When Lacob uttered his now infamous light-years comment he knew the Warriors, who were about to cap off the best regular season in history, were set up financially to add Durant, should the star want to come. And if Durant went elsewhere or stayed in Oklahoma City, no one could stand in the Warriors' way from league domination. It would take a Herculean effort from LeBron James to steal the 2016 title from the Warriors, and all that did was put Durant and in blue and gold.

Once again, Lacob couldn't foresee that. He's not Nostradamus. But from the time he took over, he has run the Warriors like they were an elite franchise before they actually became that. He surrounded himself with smart, forward-thinking people who had a clear vision for greatness, and how a team known as a laughingstock could turn the league on its head.

It took risk, guts, vision and a little bit of luck. That undoubtedly was baked into the recipe to create the jewel of the NBA.

[RELATED: How Kerr, Warriors are using long offseason to restart dynasty]

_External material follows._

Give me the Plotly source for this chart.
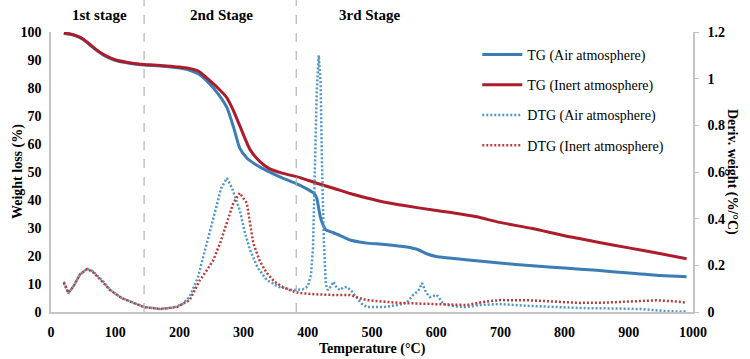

Empires rise, decay and collapse. Then they are rebuilt.

The Warriors entered Chase Center this season without Durant, who left for the Brooklyn Nets, and without Thompson, who spent the season rehabbing a torn ACL. They didn't look light years ahead in going 15-50 without Durant, Thompson and Curry -- who only played five games.

But the Warriors surely aren't entering the offseason without a plan to jump back into hyperspace at the start of next season.

Lacob ruffled the feathers of those who were struggling to get off the ground while the Warriors took their place in the pantheon of NBA greats. But the truth hurts. He paid $450 million for a franchise that now is valued at $4.3 billion.

The plan was executed flawlessly, with Curry and Kerr taking the Warriors from the depths of NBA hell to model franchise status. The rest of the NBA still has a lot of catching up to do.